Federal spending on contractor-supplied IT products and services will decline slightly from $99.8 billion in fiscal year (FY) 2016 to $98.3 billion in FY 2021, according to a recent report from Deltek.
Deltek assessed a wide swath of Federal agencies for this report. Deniece Peterson, director of Federal Market Analysis at Deltek and one of the report’s authors, said that she and her team defined Federal IT players not only as those agencies that report to the Office of Management and Budget (OMB), but also as legislative and judicial branches and entities that use embedded IT, such as the Department of Defense (DoD). The report is published every year and specifically focuses on funding pools pertinent to Federal contractors.
Peterson said that agencies will have to incrementally decrease costs in other areas in order to devote money to IT. She mentioned Rep. Will Hurd’s, R-Texas, Move IT bill, which will allow for repurposing of IT funds within agencies.
“The indications are that agencies are going to cut costs somewhere,” Peterson said. “The new norm is to cut cost. The outcome of that disparity hopefully opens up funding for modernization.”
However, not all tech experts agreed with Deltek’s claim on the $1.5 billion decrease in Federal IT spending in the coming years.
“I don’t think the Deltek numbers make sense to me,” said Rich Beutel, founder of Cyrrus Analytics.
Beutel said that Federal IT spending will probably increase before it decreases because the process of transitioning away from outdated technology requires a great deal of time and money. As of right now, many Federal government agencies use outdated technology and spend most of their money on maintaining it. Beutel cited a Government Accountability Office (GAO) report released in May on the need for Federal agencies to address aging technology. The report states that 5,233 of the government’s approximately 7,000 IT investments are devoted to operations and maintenance of existing technology. According to the report, some agencies use systems that are more than 50 years old.

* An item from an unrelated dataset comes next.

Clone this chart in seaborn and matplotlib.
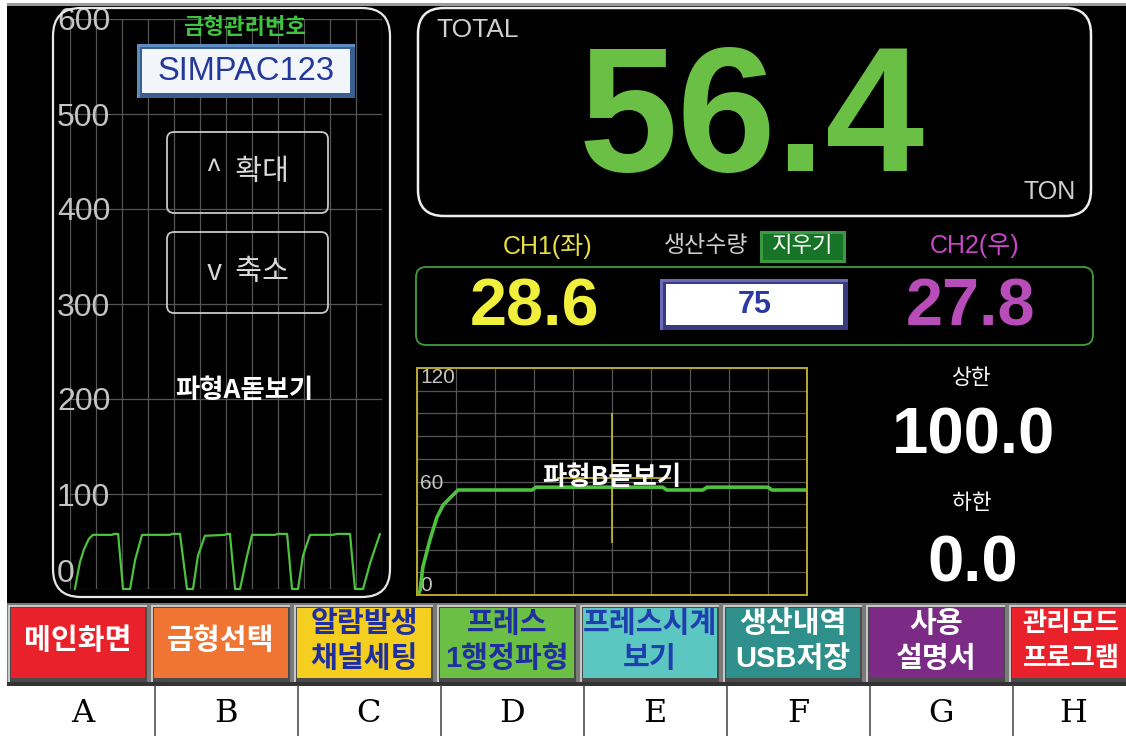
import numpy as np
import pandas as pd
import matplotlib
matplotlib.use("Agg")
import matplotlib.pyplot as plt
import seaborn as sns
from matplotlib.patches import FancyBboxPatch, Rectangle
from matplotlib import font_manager as fm

# ---------------- data ----------------
waveA_time = [1.9, 2.7, 3.8, 5.4, 7.3, 8.8, 16.2, 16.9, 18.5, 20.4, 23.1,
              25.0, 27.7, 38.5, 39.2, 42.3, 45.0, 47.3,
              49.2, 51.9, 59.6, 60.4, 61.5, 63.5, 65.4,
              67.7, 70.0, 78.8, 80.0, 83.5, 85.4, 87.7,
              89.6, 92.3, 101.2, 102.7, 107.7, 109.6, 112.7,
              115.5, 119.2]
waveA_force = [0, 12, 28, 42, 53, 57, 57, 58, 58, 0, 0,
               30, 57, 57, 58, 58, 0, 0,
               35, 56, 57, 58, 58, 0, 0,
               30, 57, 57, 58, 58, 0, 0,
               35, 57, 57, 58, 58, 0, 0,
               28, 58]
waveA_yticks = [0, 100, 200, 300, 400, 500, 600]

waveB_time = [0.3, 0.8, 1.5, 3.3, 5.1, 6.7, 10.5, 29.5, 30.5, 63.0, 64.0, 73.3, 74.4, 90.0, 91.0, 100.0]
waveB_force = [0, 2.6, 14.8, 29, 41, 47.6, 55.5, 55.5, 57, 57, 55.5, 55.5, 57, 57, 55.5, 55.5]
waveB_yticks = [0, 60, 120]
cursorB_time = 50
cursorB_force = 62

total_ton = "56.4"
ch1_ton = "28.6"
ch2_ton = "27.8"
production_count = "75"
upper_limit = "100.0"
lower_limit = "0.0"
mold_number = "SIMPAC123"

button_labels = ["메인화면", "금형선택", "알람발생\n채널세팅", "프레스\n1행정파형",
                 "프레스시계\n보기", "생산내역\nUSB저장", "사용\n설명서", "관리모드\n프로그램"]
button_colors = ["#E8212B", "#F07433", "#F5CF1F", "#6BBF45",
                 "#5CC7C0", "#2F8F8A", "#7B2A86", "#E8212B"]
button_text_colors = ["white", "white", "#1F2F9F", "#1F2F9F",
                      "#1F3FB0", "white", "white", "white"]
column_letters = ["A", "B", "C", "D", "E", "F", "G", "H"]

# ---------------- style ----------------
sns.set_theme(style="dark", rc={"axes.facecolor": "none", "figure.facecolor": "white",
                                "grid.color": "#5A5A5A", "grid.linewidth": 0.8})
avail = {f.name for f in fm.fontManager.ttflist}
NARROW = "Liberation Sans Narrow" if "Liberation Sans Narrow" in avail else "Liberation Sans"
KR = "Noto Sans CJK KR"
plt.rcParams["font.family"] = [NARROW, KR, "DejaVu Sans"]

W, H = 1126, 736
fig = plt.figure(figsize=(W / 100, H / 100), dpi=100)

def px2pt(p):
    return p * 0.72

# background layer
bg = fig.add_axes([0, 0, 1, 1], zorder=0)
bg.set_xlim(0, W); bg.set_ylim(H, 0); bg.axis("off")
bg.add_patch(Rectangle((7, 5), W - 7, 598, fc="black", ec="none"))
bg.add_patch(Rectangle((7, 3), W - 7, 2.5, fc="#9A9A9A", ec="none"))
# button strip
bg.add_patch(Rectangle((7, 603), W - 7, 80, fc="#7A7A7A", ec="none"))
bg.add_patch(Rectangle((7, 682), W - 7, 4, fc="#333333", ec="none"))
step = 143.0
for i, (lab, col, tcol) in enumerate(zip(button_labels, button_colors, button_text_colors)):
    x0 = 9 + i * step
    bg.add_patch(Rectangle((x0 - 1, 605), 139, 77, fc="#C8C8C8", ec="none"))
    bg.add_patch(Rectangle((x0 + 1, 607), 137, 75, fc="#4A4A4A", ec="none"))
    bg.add_patch(Rectangle((x0 + 2, 608), 134, 70, fc=col, ec="none"))
    lines = lab.split("\n")
    cx = x0 + 69
    size = 21
    if i == len(button_labels) - 1:
        cx = min(cx, W - 55)
        size = 19
    ys = [641] if len(lines) == 1 else [624, 659]
    for ln, yy in zip(lines, ys):
        bg.text(cx, yy, ln, ha="center", va="center", color=tcol,
                fontsize=size, fontweight="bold", family=[NARROW, KR])
# letter row
for i, letter in enumerate(column_letters):
    cx = 83 + i * step
    if i == len(column_letters) - 1:
        cx = 1073
    bg.text(cx, 713, letter, ha="center", va="center", fontsize=23,
            family="DejaVu Serif", color="black")
    if i > 0:
        xb = 83 + i * step - step / 2
        bg.plot([xb, xb], [686, H], color="#505050", lw=1.2)

# ---------------- chart A ----------------
axA = fig.add_axes([70 / W, 1 - 589 / H, 312 / W, 570 / H], zorder=1)
dfA = pd.DataFrame({"time": waveA_time, "force": waveA_force})
sns.lineplot(data=dfA, x="time", y="force", ax=axA, color="#4DC23C", lw=1.6,
             sort=False, estimator=None)
for l in axA.lines:
    l.set_clip_on(False)
axA.set_xlim(0, 120); axA.set_ylim(0, 600)
axA.set_xticks(np.arange(0, 121, 10)); axA.set_xticklabels([])
axA.set_yticks(waveA_yticks)
axA.set_yticklabels([str(v) for v in waveA_yticks])
axA.tick_params(axis="both", length=0)
axA.tick_params(axis="y", pad=px2pt(13), labelsize=23, labelcolor="#C4C4C4")
for t in axA.get_yticklabels():
    t.set_ha("left")
    t.set_family("Liberation Sans")
axA.get_yticklabels()[0].set_va("bottom")
axA.grid(True, color="#555555", lw=0.9)
axA.set_xlabel(""); axA.set_ylabel("")
for s in axA.spines.values():
    s.set_visible(False)

# ---------------- chart B ----------------
axB = fig.add_axes([417 / W, 1 - 595 / H, 390 / W, 227 / H], zorder=1)
dfB = pd.DataFrame({"time": waveB_time, "force": waveB_force})
sns.lineplot(data=dfB, x="time", y="force", ax=axB, color="#4DC23C", lw=2.6,
             sort=False, estimator=None)
axB.set_xlim(0, 100); axB.set_ylim(0, 120)
axB.set_xticks(np.arange(0, 101, 10)); axB.set_xticklabels([])
axB.set_yticks(np.arange(0, 121, 12), minor=False)
axB.set_yticklabels([str(v) if v in waveB_yticks else "" for v in np.arange(0, 121, 12)])
axB.tick_params(axis="both", length=0)
axB.tick_params(axis="y", pad=px2pt(-3), labelsize=15, labelcolor="#C4C4C4")
labsB = axB.get_yticklabels()
for t in labsB:
    t.set_ha("left")
    t.set_family("Liberation Sans")
labsB[0].set_va("bottom")
labsB[-1].set_va("top")
axB.grid(True, color="#555555", lw=0.9)
axB.set_xlabel(""); axB.set_ylabel("")
for s in axB.spines.values():
    s.set_color("#B8A82E"); s.set_linewidth(1.4); s.set_visible(True)
axB.vlines(cursorB_time, 27.5, 96, color="#C8BE30", lw=1.2)
axB.hlines(cursorB_force, 36, 65, color="#C8BE30", lw=1.2)
axB.text(cursorB_time, cursorB_force, "파형B돋보기", ha="center", va="center",
         color="white", fontsize=19, fontweight="bold", family=[KR, NARROW], zorder=5)

# ---------------- overlay ----------------
ov = fig.add_axes([0, 0, 1, 1], zorder=3)
ov.set_xlim(0, W); ov.set_ylim(H, 0); ov.axis("off"); ov.patch.set_alpha(0)

def rbox(x0, y0, x1, y1, r, ec, fc="none", lw=1.8):
    ov.add_patch(FancyBboxPatch((x0, y0), x1 - x0, y1 - y0,
                                boxstyle=f"round,pad=0,rounding_size={r}",
                                ec=ec, fc=fc, lw=lw))

def txt(x, y, s, size, color, weight="normal", family=None, ha="center", va="center"):
    ov.text(x, y, s, ha=ha, va=va, color=color, fontsize=size, fontweight=weight,
            family=family if family else [NARROW, KR])

# left panel
rbox(53, 8, 390, 597, 28, "#E8E8E8", lw=1.6)
txt(245, 28, "금형관리번호", 16, "#3EC43E", weight="bold", family=[KR])
ov.add_patch(Rectangle((137, 44), 218, 54, fc="#5C8CC0", ec="none"))
ov.add_patch(Rectangle((140, 47), 215, 51, fc="#3A6090", ec="none"))
ov.add_patch(Rectangle((142, 49), 208, 44, fc="#F2F5F9", ec="none"))
txt(246, 72, mold_number, 23.5, "#23389A")
rbox(167, 132, 328, 213, 7, "#C8C8C8", lw=1.3)
rbox(167, 232, 328, 313, 7, "#C8C8C8", lw=1.3)
txt(248, 172, "^  확대", 21, "#DADADA", family=[KR])
txt(248, 272, "v  축소", 21, "#DADADA", family=[KR])
txt(244, 390, "파형A돋보기", 19, "white", weight="bold", family=[KR, NARROW])

# total panel
rbox(418, 8, 1091, 216, 26, "#EEEEEE", lw=1.8)
txt(436, 30, "TOTAL", 19, "#D0D0D0", ha="left")
txt(1076, 192, "TON", 18, "#D0D0D0", ha="right")
txt(752, 125, total_ton, 128, "#6ABF45", weight="bold", family="Liberation Sans")

# channel row
txt(548, 246, "CH1(좌)", 18, "#E8E040")
txt(706, 246, "생산수량", 16.5, "#D0D0D0", family=[KR])
ov.add_patch(Rectangle((760, 231), 86, 32, fc="#3A9A44", ec="none"))
ov.add_patch(Rectangle((763, 234), 80, 26, fc="#177326", ec="none"))
txt(803, 246, "지우기", 16, "white", family=[KR])
txt(975, 246, "CH2(우)", 18, "#C848C8")
rbox(416, 267, 1093, 345, 10, "#3E9E3E", lw=1.3)
txt(534, 309, ch1_ton, 48, "#F0F03C", weight="bold", family="Liberation Sans")
ov.add_patch(Rectangle((660, 279), 188, 51, fc="#6A6AB8", ec="none"))
ov.add_patch(Rectangle((663, 282), 185, 48, fc="#3A3A80", ec="none"))
ov.add_patch(Rectangle((666, 284), 177, 41, fc="white", ec="none"))
txt(755, 305, production_count, 22, "#2A3AA0", weight="bold", family="Liberation Sans")
txt(971, 309, ch2_ton, 48, "#B84CB8", weight="bold", family="Liberation Sans")

# limits
txt(972, 378, "상한", 15.5, "white", family=[KR])
txt(973, 436, upper_limit, 47, "white", weight="bold", family="Liberation Sans")
txt(972, 503, "하한", 15.5, "white", family=[KR])
txt(973, 564, lower_limit, 47, "white", weight="bold", family="Liberation Sans")

fig.savefig("out.png", dpi=100, facecolor="white")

While transitioning to the cloud would save money in the long run, Beutel said that many agencies are still far away from that step. He said that, before agencies begin the long process of shifting to the cloud, they must first have updated technology allowing them to do so. According to Beutel, these updates demand a “big chunk of money.” He used the example of a friend who worked at the Office of Personnel Management. The friend reported that the agency’s computers were so old they could not begin moving to the cloud yet. Beutel compared the transition to revitalizing an old car that needed to be furnished with three new generations of motors.
“I call them fossil computers,” Beutel said. “They’ve got to get off that stuff because you can’t protect it.”
Mike Hettinger, managing principal at Hettinger Strategy Group, works with Beutel and said he agrees with him. He also said that pieces of legislation, even those that move to modernize IT and save money in the long run, require funds to mobilize.
“[That kind of legislation] doesn’t decrease spending; it actually increases spending,” Hettinger said. “I don’t think there’s any indication that spending is going to decrease.”
The incoming administration in January will affect how money is spent on modernizing IT. Peterson said Federal IT funding will probably remain stable because the allotment makes up a small portion of the overall budget. She said that, if the future president enacts drastic IT policy change, that change would likely not appear until FY 2019, as the budget for FY 2018 has already been established.
Peterson said if Hillary Clinton becomes president, her new policy would likely build on the work of President Barack Obama. She is less certain of what IT policy would look like under a President Donald Trump.
“It’s not that easy because we haven’t seen a lot of details from Trump on a lot of things,” Peterson said. “Clinton looks in line with Obama. With Trump, it’s very high-level and broad. With Trump, it could be anything.”